Background information
- Born: October 7, 1925 New York City, New York, U.S.
- Died: October 19, 1992 (aged 67) Los Angeles, California, U.S.
- Genres: Jazz
- Occupation: Musician
- Instrument: Drums

= Alvin Stoller =

American drummer (1925–1992)

Alvin Stoller (October 7, 1925 - October 19, 1992) was an American jazz drummer. He was best known for playing drums on both Mitch Miller's recording of "The Yellow Rose of Texas" and Stan Freberg's parody of Miller's recording.

==Career==
Born in New York City, Stoller studied with drum teacher Henry Adler and launched his career touring and recording with swing era big bands led by Benny Goodman, Tommy Dorsey, Harry James, and Charlie Barnet. He backed singers including Billie Holiday, Mel Tormé, and Frank Sinatra on some of their major recordings. His drums may be heard on many of Ella Fitzgerald's "Songbook" recordings; on Ella Fitzgerald Sings the Duke Ellington Songbook, he performed with the Duke Ellington orchestra itself, alongside Ellington's own Sam Woodyard. From the moment Frank Sinatra started to record with Capitol Records in 1953, Stoller was the singer's preferred percussionist and performed on nearly all Sinatra recordings until 1958, including albums such as "In the Wee Small Hours", Songs for Swingin' Lovers!, and "Come Fly With Me", among others.

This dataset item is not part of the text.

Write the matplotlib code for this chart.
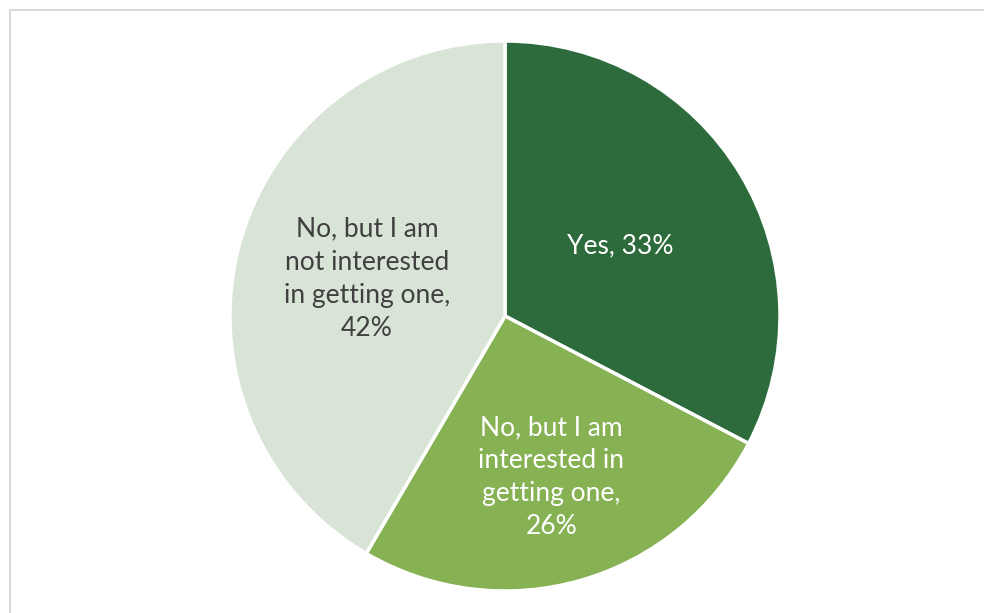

Stoller also recorded with Art Tatum, Roy Eldridge, Oscar Peterson, Coleman Hawkins, Ben Webster (see Coleman Hawkins Encounters Ben Webster), Benny Carter, Herb Ellis, and Erroll Garner among many other jazz musicians. In the 1950s, Stoller settled in the Los Angeles area, where he became respected for his work in the Hollywood studios, lasting for several decades. Leonard Feather considered him a "first-rate, swinging drummer". That Buddy Rich, whom some consider to have been the greatest of all jazz drummers, chose Stoller to play drums on an album in which Rich himself sang suggests the esteem Stoller earned from his fellow musicians.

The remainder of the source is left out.